Decomposition Types Base

GitHub Link to Code.

Abstract base class defining the interface for all decomposition types.

Defines the interface that all decomposition types (PCA, KernelPCA, etc.) must implement for consistency across different dimensionality reduction methods.

class mdxplain.decomposition.decomposition_type.interfaces.decomposition_type_base.DecompositionTypeBase

Abstract base class for all decomposition types.

Defines the interface that all decomposition types (PCA, KernelPCA, etc.) must implement.
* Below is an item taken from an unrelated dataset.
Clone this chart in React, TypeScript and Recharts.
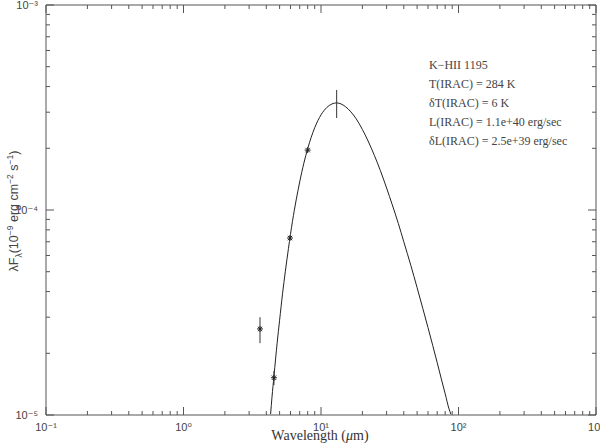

Each decomposition type encapsulates computation logic for a specific type of dimensionality reduction analysis.

Examples

>>> class MyDecomposition(DecompositionTypeBase):
...     @classmethod
...     def get_type_name(cls) -> str:
...         return 'my_decomposition'
...     def init_calculator(self, **kwargs):
...         self.calculator = MyCalculator(**kwargs)
...     def compute(self, data, **kwargs):
...         return self.calculator.compute(data, **kwargs)
__init__() None

Initialize the decomposition type.

Sets up the decomposition type instance with an empty calculator that will be initialized later through init_calculator().

Parameters

None

Returns

None

Examples

>>> # Create decomposition type instance
>>> decomp = MyDecomposition()
>>> print(f"Type: {decomp.get_type_name()}")
abstractmethod classmethod get_type_name() str

Return unique string identifier for this decomposition type.
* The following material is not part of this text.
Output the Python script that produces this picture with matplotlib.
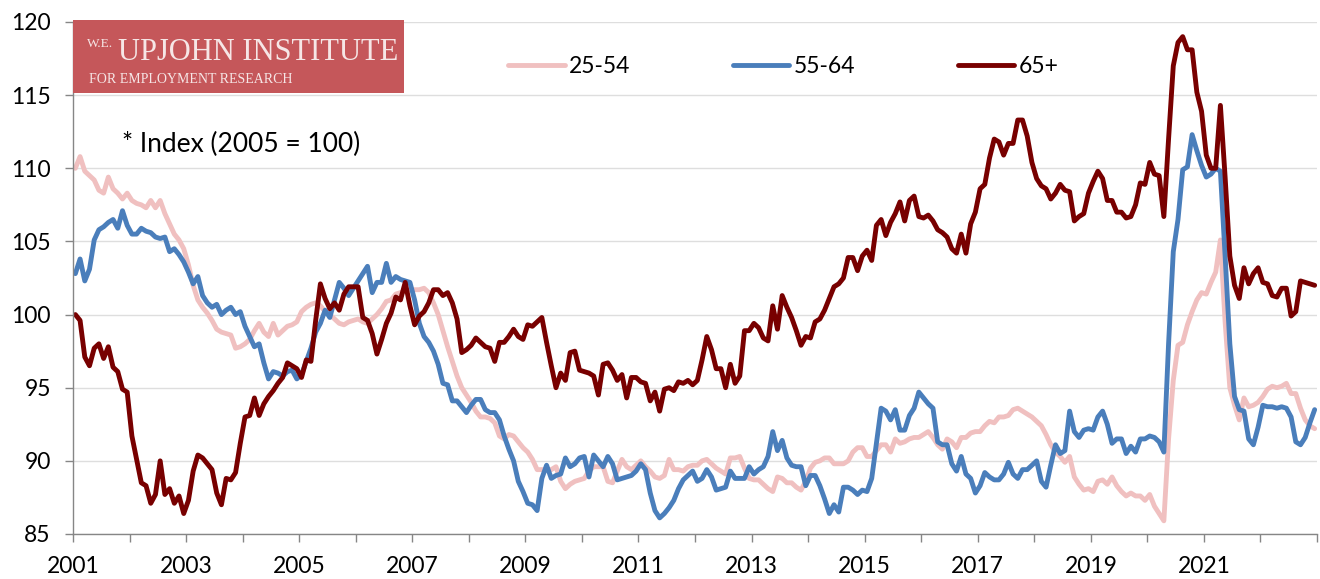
import numpy as np
import matplotlib.pyplot as plt
from matplotlib.patches import Rectangle

plt.rcParams['font.family'] = ['Lato', 'DejaVu Sans']

# monthly index values, Jan 2001 - Dec 2022 (2005 = 100)
start_year = 2001
series_names = ["25-54", "55-64", "65+"]

age_25_54 = [
    110.0, 110.8, 109.8, 109.5, 109.2, 108.5, 108.3, 109.4, 108.6, 108.3, 107.9, 108.3,  # 2001
    107.8, 107.6, 107.5, 107.3, 107.8, 107.3, 107.8, 106.9, 106.2, 105.5, 105.1, 104.5,  # 2002
    103.4, 102.0, 101.0, 100.5, 100.1, 99.6, 99.0, 98.8, 98.7, 98.6, 97.7, 97.8,  # 2003
    98.0, 98.3, 98.9, 99.4, 98.8, 98.5, 99.4, 98.6, 98.9, 99.2, 99.3, 99.5,  # 2004
    100.2, 100.5, 100.7, 100.8, 100.6, 100.2, 100.0, 99.7, 99.4, 99.3, 99.5, 99.6,  # 2005
    99.7, 99.5, 99.4, 99.7, 100.0, 100.4, 100.9, 101.0, 101.4, 101.5, 101.6, 101.7,  # 2006
    101.7, 101.7, 101.8, 101.5, 100.8, 100.0, 98.9, 97.8, 96.8, 95.8, 95.0, 94.5,  # 2007
    94.0, 93.4, 93.0, 93.0, 92.9, 92.6, 91.7, 91.5, 91.8, 91.7, 91.3, 90.9,  # 2008
    90.6, 90.1, 89.4, 89.4, 89.4, 89.4, 89.6, 88.6, 88.1, 88.4, 88.6, 88.7,  # 2009
    88.8, 89.3, 89.6, 89.6, 89.6, 88.6, 88.5, 89.3, 90.1, 89.6, 89.4, 89.7,  # 2010
    90.0, 89.6, 89.3, 88.9, 88.8, 89.0, 90.1, 89.4, 89.4, 89.3, 89.6, 89.7,  # 2011
    89.7, 90.0, 90.1, 89.8, 89.5, 89.3, 89.1, 90.2, 90.2, 90.3, 89.5, 88.8,  # 2012
    88.7, 88.7, 88.4, 88.1, 87.9, 88.9, 88.8, 88.5, 88.5, 88.2, 88.0, 88.6,  # 2013
    89.5, 89.9, 90.0, 90.2, 90.2, 89.8, 89.8, 89.8, 90.0, 90.6, 90.9, 90.9,  # 2014
    90.3, 90.3, 90.7, 91.1, 91.1, 90.6, 91.5, 91.2, 91.3, 91.5, 91.6, 91.6,  # 2015
    91.8, 92.0, 91.6, 91.1, 90.8, 91.5, 91.3, 90.9, 91.6, 91.6, 91.9, 92.0,  # 2016
    92.0, 92.4, 92.7, 92.6, 93.0, 93.0, 93.1, 93.5, 93.6, 93.4, 93.2, 93.0,  # 2017
    92.7, 92.4, 91.8, 91.1, 90.6, 90.3, 89.9, 90.3, 88.9, 88.4, 88.0, 88.1,  # 2018
    87.9, 88.6, 88.7, 88.4, 88.9, 88.3, 87.9, 87.6, 87.8, 87.6, 87.6, 87.3,  # 2019
    87.7, 86.9, 86.4, 85.9, 91.5, 95.5, 97.9, 98.1, 99.3, 100.2, 101.0, 101.5,  # 2020
    101.4, 102.2, 102.9, 105.1, 99.5, 95.0, 93.8, 92.8, 94.3, 93.7, 93.8, 94.0,  # 2021
    94.4, 94.9, 95.1, 95.0, 95.1, 95.3, 94.6, 94.6, 93.6, 92.8, 92.4, 92.2,  # 2022
]

age_55_64 = [
    102.8, 103.8, 102.3, 103.1, 105.1, 105.8, 106.0, 106.3, 106.5, 105.9, 107.1, 106.1,  # 2001
    105.5, 105.5, 105.9, 105.7, 105.6, 105.3, 105.2, 105.3, 104.3, 104.5, 104.1, 103.6,  # 2002
    102.9, 102.1, 102.6, 101.3, 100.8, 100.5, 100.7, 100.0, 100.3, 100.5, 100.0, 100.2,  # 2003
    99.2, 98.5, 97.8, 98.0, 96.7, 95.6, 96.1, 96.0, 95.8, 96.1, 96.2, 95.6,  # 2004
    95.9, 96.8, 97.7, 98.8, 99.4, 100.3, 99.8, 101.0, 102.2, 101.8, 101.3, 101.8,  # 2005
    102.3, 102.8, 103.3, 101.5, 102.2, 102.2, 103.5, 102.2, 102.6, 102.4, 102.3, 102.2,  # 2006
    101.0, 99.4, 98.5, 98.1, 97.5, 96.6, 95.3, 95.2, 94.1, 94.1, 93.7, 93.3,  # 2007
    93.8, 94.2, 94.2, 93.5, 93.3, 93.3, 92.8, 91.7, 90.8, 90.0, 88.6, 87.9,  # 2008
    87.1, 87.0, 86.6, 88.8, 89.7, 88.8, 89.0, 89.1, 90.2, 89.6, 89.8, 90.2,  # 2009
    90.3, 88.9, 90.4, 90.0, 89.6, 90.3, 89.8, 88.7, 88.8, 88.9, 89.0, 89.3,  # 2010
    89.8, 89.4, 87.8, 86.6, 86.1, 86.4, 86.8, 87.3, 88.1, 88.7, 89.0, 89.3,  # 2011
    88.6, 88.8, 89.4, 88.9, 88.0, 88.1, 88.2, 89.3, 88.8, 88.8, 88.8, 89.6,  # 2012
    89.1, 89.4, 89.6, 90.3, 92.0, 90.7, 91.4, 90.2, 89.7, 89.6, 89.6, 88.3,  # 2013
    89.0, 89.0, 88.3, 87.4, 86.4, 87.0, 86.5, 88.2, 88.2, 88.0, 87.7, 88.0,  # 2014
    87.9, 88.8, 91.2, 93.6, 93.4, 92.8, 93.5, 92.1, 92.1, 93.1, 93.6, 94.7,  # 2015
    94.3, 93.9, 93.6, 91.3, 91.1, 91.1, 89.8, 89.3, 90.3, 89.1, 88.8, 87.8,  # 2016
    88.3, 89.2, 88.9, 88.7, 88.7, 89.1, 89.9, 89.1, 88.8, 89.4, 89.4, 89.7,  # 2017
    90.0, 88.6, 88.2, 89.7, 91.1, 90.5, 90.7, 93.4, 92.0, 91.6, 92.1, 92.2,  # 2018
    92.1, 93.0, 93.4, 92.5, 91.2, 91.5, 91.5, 90.5, 91.0, 90.6, 91.5, 91.5,  # 2019
    91.7, 91.6, 91.3, 90.6, 98.0, 104.3, 106.5, 109.9, 110.1, 112.3, 111.2, 110.2,  # 2020
    109.4, 109.6, 110.0, 109.8, 104.0, 98.0, 94.4, 93.5, 93.4, 91.5, 91.1, 92.3,  # 2021
    93.8, 93.7, 93.7, 93.6, 93.7, 93.6, 93.0, 91.3, 91.1, 91.6, 92.6, 93.5,  # 2022
]

age_65_plus = [
    100.0, 99.6, 97.1, 96.5, 97.7, 98.0, 97.0, 97.8, 96.4, 96.1, 94.9, 94.7,  # 2001
    91.7, 90.1, 88.5, 88.3, 87.1, 87.7, 90.0, 87.7, 88.1, 87.1, 87.6, 86.4,  # 2002
    87.3, 89.3, 90.4, 90.2, 89.8, 89.4, 87.8, 87.0, 88.8, 88.7, 89.2, 91.2,  # 2003
    93.0, 93.1, 94.3, 93.1, 93.9, 94.4, 94.8, 95.3, 95.7, 96.7, 96.5, 96.3,  # 2004
    95.7, 96.9, 96.8, 99.6, 102.1, 101.1, 100.4, 100.8, 100.3, 101.4, 101.9, 101.9,  # 2005
    101.9, 99.8, 99.6, 98.7, 97.3, 98.3, 99.4, 100.1, 101.2, 101.0, 102.2, 100.6,  # 2006
    99.3, 99.9, 100.2, 100.8, 101.7, 101.7, 101.3, 101.5, 100.8, 99.7, 97.4, 97.6,  # 2007
    97.9, 98.4, 98.1, 97.8, 97.7, 96.8, 98.1, 98.1, 98.5, 99.0, 98.5, 98.3,  # 2008
    99.3, 99.2, 99.5, 99.8, 98.1, 96.5, 95.0, 96.0, 95.5, 97.4, 97.5, 96.2,  # 2009
    96.1, 96.0, 95.8, 94.5, 96.6, 96.7, 96.2, 95.5, 95.9, 94.3, 95.7, 95.7,  # 2010
    95.4, 95.3, 94.1, 94.7, 93.4, 94.9, 95.0, 94.8, 95.4, 95.3, 95.5, 95.2,  # 2011
    95.5, 96.9, 98.5, 97.6, 96.3, 96.3, 95.0, 96.6, 95.3, 95.8, 98.9, 98.9,  # 2012
    99.4, 99.1, 98.4, 98.2, 100.6, 99.0, 101.3, 100.5, 99.8, 98.9, 97.9, 98.5,  # 2013
    98.4, 99.5, 99.7, 100.3, 101.1, 101.9, 102.1, 102.5, 103.9, 103.9, 103.0, 104.0,  # 2014
    104.4, 103.7, 106.1, 106.5, 105.4, 106.3, 106.9, 107.7, 106.4, 107.8, 108.1, 106.7,  # 2015
    106.6, 106.8, 106.4, 105.8, 105.6, 105.3, 104.5, 104.2, 105.5, 104.2, 106.2, 107.0,  # 2016
    108.6, 108.9, 110.7, 112.0, 111.8, 110.9, 111.7, 111.7, 113.3, 113.3, 112.2, 110.4,  # 2017
    109.3, 108.8, 108.6, 107.9, 108.3, 108.9, 108.5, 108.4, 106.4, 106.7, 106.9, 108.3,  # 2018
    109.1, 109.8, 109.3, 107.8, 107.8, 107.0, 107.0, 106.6, 106.7, 107.5, 109.0, 108.9,  # 2019
    110.4, 109.6, 109.5, 106.7, 112.0, 117.0, 118.6, 119.0, 118.1, 118.1, 115.2, 113.9,  # 2020
    110.9, 110.0, 110.0, 114.3, 109.4, 104.0, 102.0, 101.1, 103.2, 102.1, 102.8, 103.2,  # 2021
    102.2, 102.1, 101.3, 101.2, 101.8, 101.8, 99.9, 100.2, 102.3, 102.2, 102.1, 102.0,  # 2022
]

colors = ["#F0C0C0", "#4A7EBB", "#780000"]

years = list(range(2001, 2024))
year_labels = [str(y) if (y % 2 == 1 and y < 2023) else "" for y in years]

n = len(age_25_54)
xs = start_year + (np.arange(n) + 0.5) / 12.0

fig = plt.figure(figsize=(13.2, 5.79), dpi=100)
ax = fig.add_axes([73 / 1320, 45 / 579, 1244 / 1320, 512 / 579])

for vals, name, c in zip([age_25_54, age_55_64, age_65_plus], series_names, colors):
    ax.plot(xs, vals, color=c, lw=3.5, label=name,
            solid_capstyle='round', solid_joinstyle='round')

ax.set_xlim(2001, 2023)
ax.set_ylim(85, 120)
ax.set_yticks(np.arange(85, 121, 5))
ax.set_xticks(years)
ax.set_xticklabels(year_labels)

ax.grid(axis='y', color='#DEDEDE', lw=1)
ax.set_axisbelow(True)
for s in ['top', 'right']:
    ax.spines[s].set_visible(False)
for s in ['left', 'bottom']:
    ax.spines[s].set_color('#868686')
    ax.spines[s].set_linewidth(1)
ax.tick_params(axis='both', colors='#868686', labelcolor='black',
               labelsize=16.5, length=6, width=1, direction='out')
ax.tick_params(axis='y', pad=10)
ax.tick_params(axis='x', pad=10)

leg = ax.legend(loc='center', bbox_to_anchor=(0.571, 0.914), ncol=3,
                frameon=False, fontsize=16.5, handlelength=2.45,
                handletextpad=0.18, columnspacing=4.5)

ax.text(0.039, 0.760, "* Index (2005 = 100)", transform=ax.transAxes,
        fontsize=19, va='center', ha='left')

# logo box
fig.patches.append(Rectangle((73 / 1320, 1 - 93 / 579), 331 / 1320, 73 / 579,
                             transform=fig.transFigure, facecolor='#C5575A',
                             edgecolor='none', zorder=5))
fig.text(87 / 1320, 1 - 47 / 579, "W.E.", family='Liberation Serif',
         fontsize=9.5, color='#F6E6E6', zorder=6)
fig.text(118 / 1320, 1 - 60 / 579, "UPJOHN INSTITUTE", family='Liberation Serif',
         fontsize=22, color='#F6E6E6', zorder=6)
fig.text(89 / 1320, 1 - 83 / 579, "FOR EMPLOYMENT RESEARCH", family='Liberation Serif',
         fontsize=10, color='#F6E6E6', zorder=6)

plt.savefig('out.png', dpi=100)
Used as the key for storing decomposition results in TrajectoryData dictionaries and for type identification.

Parameters

clstype

The decomposition type class

Returns

str

Unique string identifier (e.g., ‘pca’, ‘kernel_pca’)

Examples

>>> print(PCA.get_type_name())
'pca'
>>> print(KernelPCA.get_type_name())
'kernel_pca'
abstractmethod init_calculator(use_memmap: bool = False, cache_path: str = './cache', chunk_size: int = 2000) None

Initialize the calculator instance for this decomposition type.

Parameters

use_memmapbool, default=False

Whether to use memory mapping for efficient handling of large datasets

cache_pathstr, optional

Directory path for cache files

chunk_sizeint, optional

Number of samples to process per chunk for incremental computation

Returns

None

Sets self.calculator to initialized calculator instance

Examples

>>> # Basic initialization
>>> pca = PCA()
>>> pca.init_calculator()
>>> # With memory mapping for large datasets
>>> pca.init_calculator(
...     use_memmap=True,
...     cache_path='./cache/',
...     chunk_size=1000
... )
abstractmethod compute(data: ndarray) Tuple[ndarray, Dict[str, Any]]
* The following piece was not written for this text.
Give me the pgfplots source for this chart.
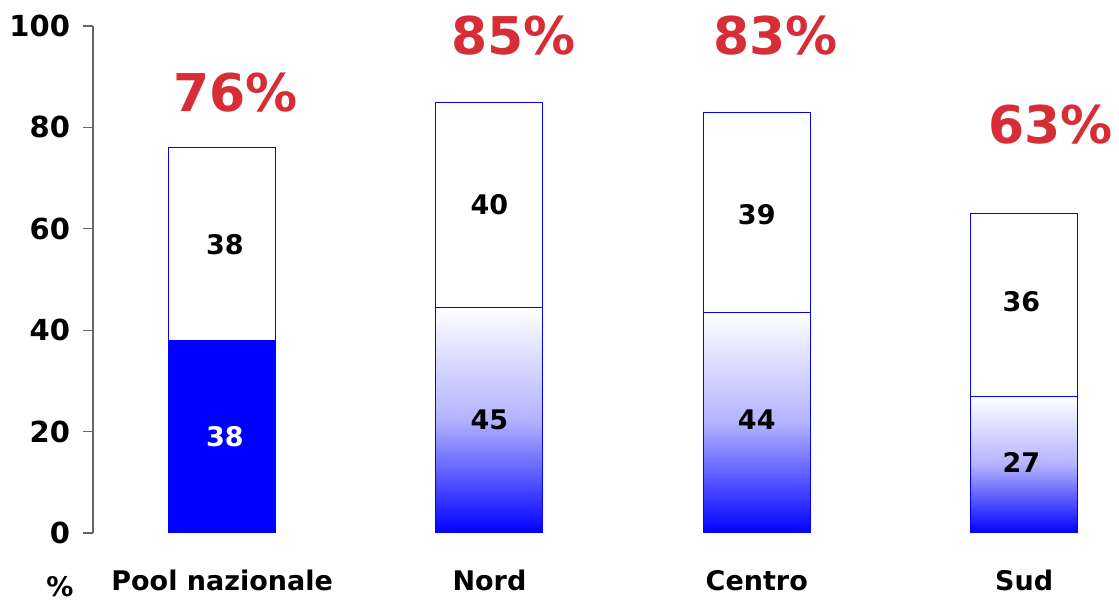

Compute decomposition using the initialized calculator.

Parameters

datanumpy.ndarray

Input data matrix to decompose, shape (n_samples, n_features)

Returns

Tuple[numpy.ndarray, Dict]

Tuple containing:

  • transformed_data: Decomposed data matrix (n_samples, n_components)

  • metadata: Dictionary with transformation information including hyperparameters, explained variance, components, etc.

Examples

>>> # Compute PCA decomposition
>>> pca = PCA()
>>> pca.init_calculator()
>>> data = np.random.rand(100, 50)
>>> transformed, metadata = pca.compute(data, n_components=10)
>>> print(f"Transformed shape: {transformed.shape}")

Raises

ValueError

If calculator is not initialized or input data is invalid

get_required_feature_type() str | None

Return required feature type for this decomposition method.

Some decomposition methods require specific feature types (e.g., DiffusionMaps requires ‘coordinates’). If a specific feature type is required, the DecompositionManager will validate that the FeatureSelector contains only features of this type.

Parameters

None

Returns

Optional[str]

Required feature type name, or None if no specific type required

Examples

>>> # Most decompositions work with any feature type
>>> pca = PCA()
>>> print(pca.get_required_feature_type())
None
>>> # DiffusionMaps requires coordinate features
>>> diffmaps = DiffusionMaps()
>>> print(diffmaps.get_required_feature_type())
'coordinates'